Common Pests Found in Food Plants

Common Pests Found in Food Plants and What You Can Do to Prevent Them


German cockroaches can be particularly common in wet processing plants in areas where there is moisture and heat.

Prevention Tips for German Cockroaches

  • Inspect incoming shipments to prevent introductions of the pest into the facility.
  • Remember that German cockroaches can be introduced by employees. Have a dedicated area for employees to keep personal belongings and monitor the area for pests like the German cockroach.
  • Seal cracks and crevices to reduce shelter. The less available harborage, the fewer cockroaches. However, if you can’t effectively seal them out of an area, keep the area open and allow for easy inspection and treatment.
  • Minimize the use of corrugated cardboard for long term storage of items. German cockroaches like the corrugations and folds that a cardboard box provides. Cardboard is not cleanable. It is better to use clear plastic totes or bins with lids. The clear plastic will allow you to see inside and the lid and help prevent pest access.
  • Make sure leaks are repaired promptly. Reducing moisture and water can be helpful in reducing their ability to survive.
  • Reduce clutter. Clutter makes it difficult to inspect areas for pests like cockroaches.

Indianmeal Moth


Stored Product Pests can enter a plant from the exterior, be introduced in incoming shipments, or can breed in stored food or food spills and accumulations inside the plant. Most of the stored product pests are either beetles or moths.
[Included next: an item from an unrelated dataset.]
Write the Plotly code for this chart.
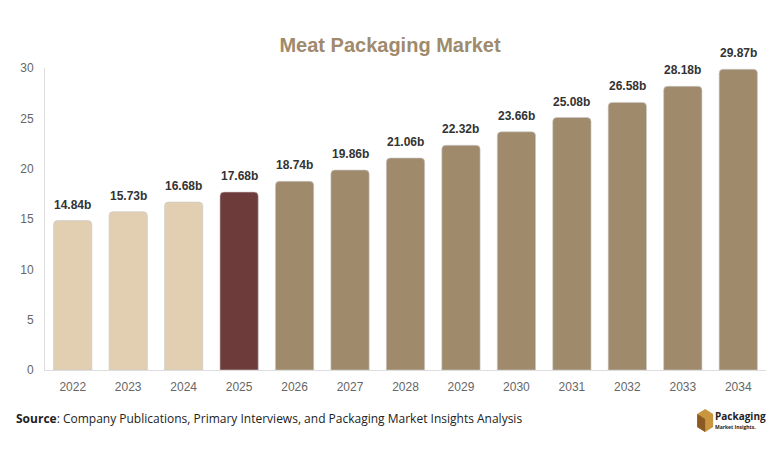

Prevention Tips for Stored Product Pests

  • Use the first in, first out system of stock rotation. The longer a product remains in inventory, the more likely it is to become infested with stored product pests.
  • Structural design is critical for limiting these pests. The hard to clean areas are where the stored product pests will become established. Areas like suspended ceilings or cement block walls in a dry processing facility are areas of concern when it comes to stored product pests.
  • Don’t overlook areas like electrical panels, the interior of ducts and juncture boxes in master cleaning schedules. Anywhere that product can collect are areas where stored product pests will develop.
  • Many of the stored product pests like the Indianmeal moth and the warehouse beetle can come from the exterior. These pests can come from neighboring farms and residential bird feeders. Keeping doors closed and sealed are important steps for prevention. Vents can be another important point of introduction.
  • Old processing equipment stored for future use should be cleaned prior to storage.
  • Rack legs in warehouses can be difficult to clean and may be an area of stored product pest development. Racking should be designed with cleaning in mind.
  • If partial ingredient bags are stored on site, place opened bags in bins or place a clear bag over it to protect contents and make the bag content more difficult for pests to access.
  • Clean up spills promptly and have a program in place for the proper handling of damaged bags and containers.
  • If compressed air must be used in cleaning, use with care. Compressed air can move food particles and insects during cleaning which can spread insects into areas which may be harder to access.
  • Keep floor expansion joints sealed to facilitate cleaning floors and preventing food debris accumulations in crack.

house mouse


Mice and rats can be found around the exterior of plants as well as inside. Norway rats are more likely to prefer a soil connection, if possible. House mice will look for warm, undisturbed voids and roof rats will most commonly be found in attics and roof lines

Prevention Tips for Rodents

  • Rodents are found outside food plants and distribution centers. Exclusion is equally if not more important for rodent pests. Mice and rats can come in on shipments as well as from the exterior environment. Mice do not have a water requirement and can easily be brought in on dry product shipments. As long as they have the food and harborage afforded by that pallet, they can remain inside the pallet stack for a long period of time. It is critical to inspect and find pallet mice before they become established in the facility.
  • Maintain 18” sanitation aisles along inside perimeter walls for the purpose of creating inspection zones and areas where rodent monitors and control devices can be placed.
  • Keep floors well sealed including expansion joints. Both mice and rats will live beneath the slab and come up through expansion joints, especially those around support columns.
  • Rodent inspections must include suspended ceilings and roofs. Mice and rats can enter buildings on upper floors and not just at ground level.
  • Avoid the use of expandable foams as standalone sealants. Rodents can chew through these materials. Instead use stainless steel meshes or a combination of stainless steel mesh and high density foam. A sealant sandwich can be made using a layer of high density foam with a layer of stainless steel, tucked in between a second layer of foam. This strategy is particularly useful when sealing cracks in floor expansion joints.